Gross argued that all of the elements for a preliminary injunction were met: (1) she had demonstrated a likelihood of success on the merits for all three causes of action (nuisance, breach of contract, and breach of the warranty of habitability); (2) she will suffer irreparable harm if the preliminary injunction was not granted; and (3) the balance of equities tipped in her favor. Joe & The Juice argued that Gross did not have standing to demand the relief sought because there was no private right to adjudicate Noise Code violations and she could not demonstrate the necessary elements for the issuance of a preliminary injunction.

A preliminary injunction would only be issued if Gross demonstrated, with convincing evidentiary support, a likelihood of success on the merits, irreparable injury absent granting of a preliminary injunction and that a balancing of equities favored his position.

To establish a likelihood of success on the merits, a prima facie showing of a reasonable probability of success is sufficient; actual proof of the movant’s’ claims should be left to a full hearing on the merits. A likelihood of success on the merits may be sufficiently established even where the facts are in dispute and the evidence is not conclusive. And an issue of fact is not in itself grounds for denial of the motion.

To prevail on her nuisance claim, Gross had to prove that Joe & The Juice was substantially and unreasonably interfering with the use and enjoyment of her home. Noise of such character as to produce actual physical discomfort and annoyance to a person of ordinary sensibilities is a nuisance, even though it is caused by conducting a trade or business in a city. Gross demonstrated that the noise emanating from Joe & The Juice was unreasonably loud and substantially interfered with her use and enjoyment of her apartment. The affidavits submitted by Gross and her son detailed years-long disturbances of loud music, banging, and mechanical noises that had harmed her life in a variety of essential ways (i.e., sleep issues, stress and anxiety and social interruptions). Additionally, the two reports submitted by Acoustilog demonstrated that Joe & The Juice was violating New York City’s Noise Code.

Fierstein stated that [t]he recording picked up hundreds of banging and machine sounds, as well as other incidents of disturbing noise over the course of the 10 days … [T]hese banging and machine sounds are caused by employees and machinery (such as coffee grinders, blenders, and smoothie machines) in the [s]tore. Not only does the character of the sounds clearly show that the noise disturbance came from the first floor, but as further confirmation, the accelerometer data from the vibration on the


partment’s floor clearly correlates with the bangs and machine noise

And elaborated that [t]he impulsive sounds and the continuous machine sounds are easy to distinguish from traffic and miscellaneous sounds, both visually and aurally. These noises are substantially louder than the background level, or `ambient,’ which is shown just before and after the noisy events. The impulsive sounds are typically at least 16-17 dBA … higher than the background level, `or ambient, which is shown just before and after the noisy events, while the continuous machine sounds are at least 12-13 decibels higher than ambient noise

The findings of 16-17 dBA impulsive sounds violated Noise Code 24-218 [b] [3] because they were greater than the 15-dBA increase threshold for impulsive noise and the continuous machine sounds were recorded at as high as 24 dB above the ambient level at various frequencies, which violated Noise Code 24-218[b][2], since it was greater than the 10-decibel increase threshold for daytime noise.  Noise issues persisted when Fierstein conducted additional acoustic tests on August 30, 2022.

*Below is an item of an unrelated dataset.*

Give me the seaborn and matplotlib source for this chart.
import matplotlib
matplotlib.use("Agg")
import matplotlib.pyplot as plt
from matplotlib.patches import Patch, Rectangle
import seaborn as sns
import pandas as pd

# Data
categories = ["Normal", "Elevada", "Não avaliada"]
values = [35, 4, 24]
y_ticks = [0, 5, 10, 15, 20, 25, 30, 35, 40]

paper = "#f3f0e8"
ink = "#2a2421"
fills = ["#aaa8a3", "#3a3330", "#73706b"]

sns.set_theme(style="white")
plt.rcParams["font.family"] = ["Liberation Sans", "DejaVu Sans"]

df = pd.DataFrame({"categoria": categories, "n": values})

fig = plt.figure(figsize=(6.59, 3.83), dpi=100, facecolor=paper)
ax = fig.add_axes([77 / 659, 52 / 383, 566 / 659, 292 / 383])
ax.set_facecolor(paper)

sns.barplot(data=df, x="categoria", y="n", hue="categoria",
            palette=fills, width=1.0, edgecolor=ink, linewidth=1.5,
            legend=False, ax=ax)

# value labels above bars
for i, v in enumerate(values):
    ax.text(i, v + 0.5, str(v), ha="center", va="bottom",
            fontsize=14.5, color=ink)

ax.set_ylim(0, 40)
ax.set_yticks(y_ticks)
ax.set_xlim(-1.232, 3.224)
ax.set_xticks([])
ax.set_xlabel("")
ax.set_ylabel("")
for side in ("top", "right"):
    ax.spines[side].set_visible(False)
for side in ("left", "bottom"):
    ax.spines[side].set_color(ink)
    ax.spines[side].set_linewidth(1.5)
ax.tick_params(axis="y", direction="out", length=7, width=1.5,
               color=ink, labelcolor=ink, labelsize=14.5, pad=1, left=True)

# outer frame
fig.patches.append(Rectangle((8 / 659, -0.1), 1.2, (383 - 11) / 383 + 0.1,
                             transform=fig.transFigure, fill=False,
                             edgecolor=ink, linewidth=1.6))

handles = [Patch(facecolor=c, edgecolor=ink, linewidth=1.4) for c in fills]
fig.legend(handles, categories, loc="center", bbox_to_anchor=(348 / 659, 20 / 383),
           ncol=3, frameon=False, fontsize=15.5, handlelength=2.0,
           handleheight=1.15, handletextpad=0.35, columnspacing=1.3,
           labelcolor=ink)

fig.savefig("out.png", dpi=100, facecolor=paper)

The assertion by Joe & The Juice that the relief sought by Gross was inappropriate because there was no private right to enforce the Nuisance Code was unavailing– because Gross was only seeking to use the Nuisance Code violations to support her common law nuisance claim. Joe & The Juice also argued that there were multiple issues of fact regarding the Acoustilog report such as the methodology being skewed and the findings being out of date. But the reporting occurred twice, with the first report taking place over a period of ten days and the second occurring as recently as August 2022. Additionally, the affidavit of Gross’s expert that established the noise complained of was significantly above the legal limit under the Noise Code was unrebutted by competent proof.

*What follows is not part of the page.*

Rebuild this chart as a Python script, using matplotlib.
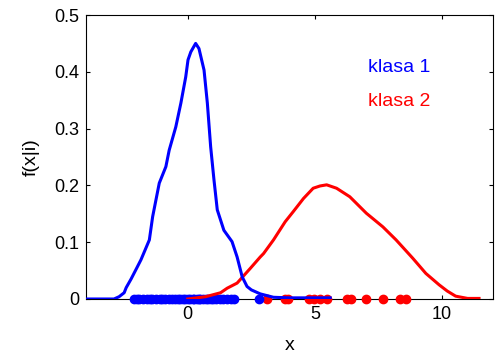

Gross demonstrated a likelihood of success on the merits of her nuisance claim.

An irreparable injury for purposes of granting a preliminary injunction is an injury for which money damages are insufficient. Gross’s affidavit detailed the harm the noise had caused her. The noise prevented Gross from being able to sleep or rest, or to make or stay on telephone calls, and caused her headaches, undue stress and anxiety. In short, it made it almost impossible for Gross to live in her home.

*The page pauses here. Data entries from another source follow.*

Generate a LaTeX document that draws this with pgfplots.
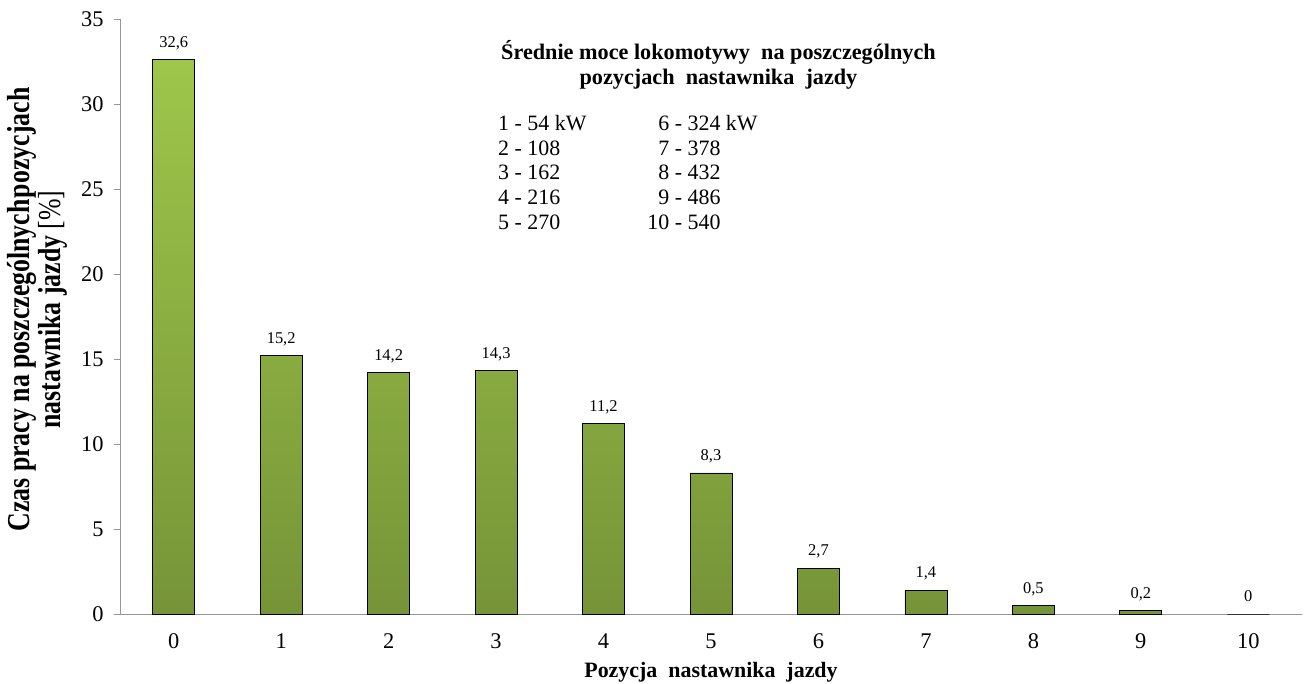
\documentclass[border=0pt]{standalone}
\usepackage{pgfplots}
\pgfplotsset{compat=1.18}
\usepackage{fontspec}
\setmainfont{Liberation Serif}
\definecolor{bartop}{RGB}{158,198,74}
\definecolor{barbot}{RGB}{118,148,56}
\definecolor{axisgray}{RGB}{150,150,150}
\begin{document}
\begin{tikzpicture}
\begin{axis}[
  scale only axis,
  width=1182bp, height=595bp,
  xmin=-0.5, xmax=10.5,
  ymin=0, ymax=35,
  ytick={0,5,...,35},
  xtick={0,...,10},
  xtick style={/pgfplots/major tick length=0pt},
  extra x ticks={-0.5,0.5,...,10.5},
  extra x tick labels={},
  extra x tick style={/pgfplots/major tick length=6bp},
  major tick length=6bp,
  tick align=outside,
  axis x line*=bottom,
  axis y line*=left,
  axis line style={axisgray, line width=0.9pt},
  every tick/.style={axisgray, line width=0.9pt},
  tick label style={font=\fontsize{22.5}{24}\selectfont, black},
  /pgf/number format/assume math mode=true,
  yticklabel style={xshift=-7bp},
  xticklabel style={yshift=-10bp},
  ybar,
  bar width=42bp,
  nodes near coords,
  nodes near coords style={font=\fontsize{16.5}{18}\selectfont, anchor=base, yshift=12.5bp, inner sep=0pt,
    /pgf/number format/.cd, use comma, fixed, precision=1, assume math mode=true},
  clip=false,
]
\addplot[draw=black, line width=0.8pt, top color=bartop, bottom color=barbot] coordinates {
  (0,32.6) (1,15.2) (2,14.2) (3,14.3) (4,11.2) (5,8.3) (6,2.7) (7,1.4) (8,0.5) (9,0.2) (10,0)
};
\coordinate (O) at (rel axis cs:0,0);
\node[rotate=90, anchor=center, inner sep=0pt] at ([xshift=-82bp, yshift=7bp]rel axis cs:0,0.5)
  {\scalebox{0.81}[1]{\fontsize{32}{30}\selectfont\bfseries
   \begin{tabular}{@{}c@{}}Czas pracy na poszczególnych\hspace{0.05em}pozycjach\\ nastawnika jazdy {\mdseries [\%]}\end{tabular}}};
\node[anchor=base, inner sep=0pt, font=\fontsize{22}{25}\selectfont\bfseries] at ([yshift=-63bp]rel axis cs:0.5,0) {Pozycja\ \ nastawnika\ \ jazdy};
\node[anchor=base, inner sep=0pt, font=\fontsize{22.3}{25}\selectfont\bfseries] at ([xshift=598.5bp, yshift=554bp]rel axis cs:0,0) {Średnie moce lokomotywy\ \ na poszczególnych};
\node[anchor=base, inner sep=0pt, font=\fontsize{22.3}{25}\selectfont\bfseries] at ([xshift=598.5bp, yshift=529bp]rel axis cs:0,0) {pozycjach\ \ nastawnika\ \ jazdy};
\node[anchor=north west, inner sep=0pt, font=\fontsize{22}{25}\selectfont] at ([xshift=378bp, yshift=501.5bp]rel axis cs:0,0)
  {\begin{tabular}{@{}l@{\hspace{61bp}}r@{\ -\ }l@{}}
  1 - 54 kW & 6 & 324 kW\\
  2 - 108 & 7 & 378\\
  3 - 162 & 8 & 432\\
  4 - 216 & 9 & 486\\
  5 - 270 & 10 & 540
  \end{tabular}};
\end{axis}
\path (O) ++(-120bp,-70bp) rectangle ++(1309bp,684bp);
\end{tikzpicture}
\end{document}
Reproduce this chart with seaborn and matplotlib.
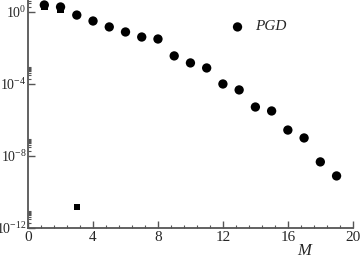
import numpy as np
import pandas as pd
import matplotlib
matplotlib.use('Agg')
import matplotlib.pyplot as plt
import seaborn as sns
from matplotlib.ticker import FixedLocator, FuncFormatter, MultipleLocator

sns.set_style('ticks')
plt.rcParams['font.family'] = ['Liberation Serif', 'DejaVu Serif']
plt.rcParams['mathtext.fontset'] = 'stix'

# circles (PGD)
m_pgd = [1, 2, 3, 4, 5, 6, 7, 8, 9, 10, 11, 12, 13, 14, 15, 16, 17, 18, 19]
log_pgd = [0.39, 0.28, -0.17, -0.5, -0.83, -1.11, -1.39, -1.5, -2.44, -2.83,
           -3.11, -4.0, -4.33, -5.28, -5.5, -6.56, -7.0, -8.33, -9.11]
# squares
m_sq = [1, 2, 3]
log_sq = [0.3, 0.15, -10.83]

pgd = pd.DataFrame({'M': m_pgd, 'P': 10.0 ** np.array(log_pgd)})
sq = pd.DataFrame({'M': m_sq, 'P': 10.0 ** np.array(log_sq)})

fig = plt.figure(figsize=(3.6, 2.62), dpi=100)
ax = fig.add_axes([0.078, 0.13, 0.902, 0.87])

sns.scatterplot(data=sq, x='M', y='P', marker='s', s=22, color='black',
                edgecolor='none', ax=ax, zorder=3)
sns.scatterplot(data=pgd, x='M', y='P', marker='o', s=45, color='black',
                edgecolor='none', ax=ax, zorder=4)

ax.set_yscale('log')
ax.set_xlim(0, 20)
ax.set_ylim(1e-12, 10 ** 0.667)

ax.xaxis.set_major_locator(MultipleLocator(4))
ax.xaxis.set_minor_locator(MultipleLocator(0.8))
majors = [1e-12, 1e-8, 1e-4, 1e0]
ax.yaxis.set_major_locator(FixedLocator(majors))
ax.yaxis.set_minor_locator(FixedLocator([j * v for v in majors for j in range(2, 10)]))
ax.yaxis.set_major_formatter(FuncFormatter(lambda v, p: r'$\mathregular{10^{%d}}$' % int(round(np.log10(v)))))

for s in ['top', 'right']:
    ax.spines[s].set_visible(False)
for s in ['left', 'bottom']:
    ax.spines[s].set_color('#555555')
    ax.spines[s].set_linewidth(1.3)

ax.tick_params(which='major', direction='in', length=5, width=1, color='#555555',
               labelsize=11, pad=2)
ax.tick_params(axis='y', which='major', labelsize=10, pad=1)
ax.tick_params(which='minor', direction='in', length=2.5, width=0.8, color='#555555')

ax.set_xlabel('')
ax.set_ylabel('')
ax.text(17, 10 ** -13.3, 'M', fontstyle='italic', fontsize=12, ha='center', va='center')

ax.scatter([12.9], [10 ** -0.83], marker='o', s=45, color='black', edgecolor='none')
ax.text(14.0, 10 ** -0.83, 'PGD', fontstyle='italic', fontsize=11, va='center')
ax.patch.set_visible(False)

fig.savefig('out.png', dpi=100)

Gross has established irreparable harm for which money damages were insufficient if the preliminary injunction was not granted.

Courts must weigh the irreparable harm that would be suffered by the movant in the absence of an injunction against the burden or harm to the opposing party through the imposition of an injunction. Here, Joe &The Juice’s burden– of stopping or lowering the store’s music, instructing employees not to bang equipment or slam doors, and finding some temporary sound-proofing solutions until a more long-term solution could be agreed upon– did not outweigh the harm caused to Gross by the continued disturbances to her quality of life at home.

Additionally, Joe & The Juice could not claim prejudice or inequity from being required to comply with contractual or statutory obligations.

Here, Gross was not asking for Joe & The Juice to completely stop operating its business, she was only asking for the store to take additional measures to lower or eliminate the noise disturbances. None of Fierstein’s remedial suggestions included closing shop. Therefore, the third element was satisfied.

Gross’s motion for a preliminary injunction enjoining and restraining Joe & The Juice from creating or allowing noise from the store into her apartment in excess of what was allowed under the New York City Noise Code was granted.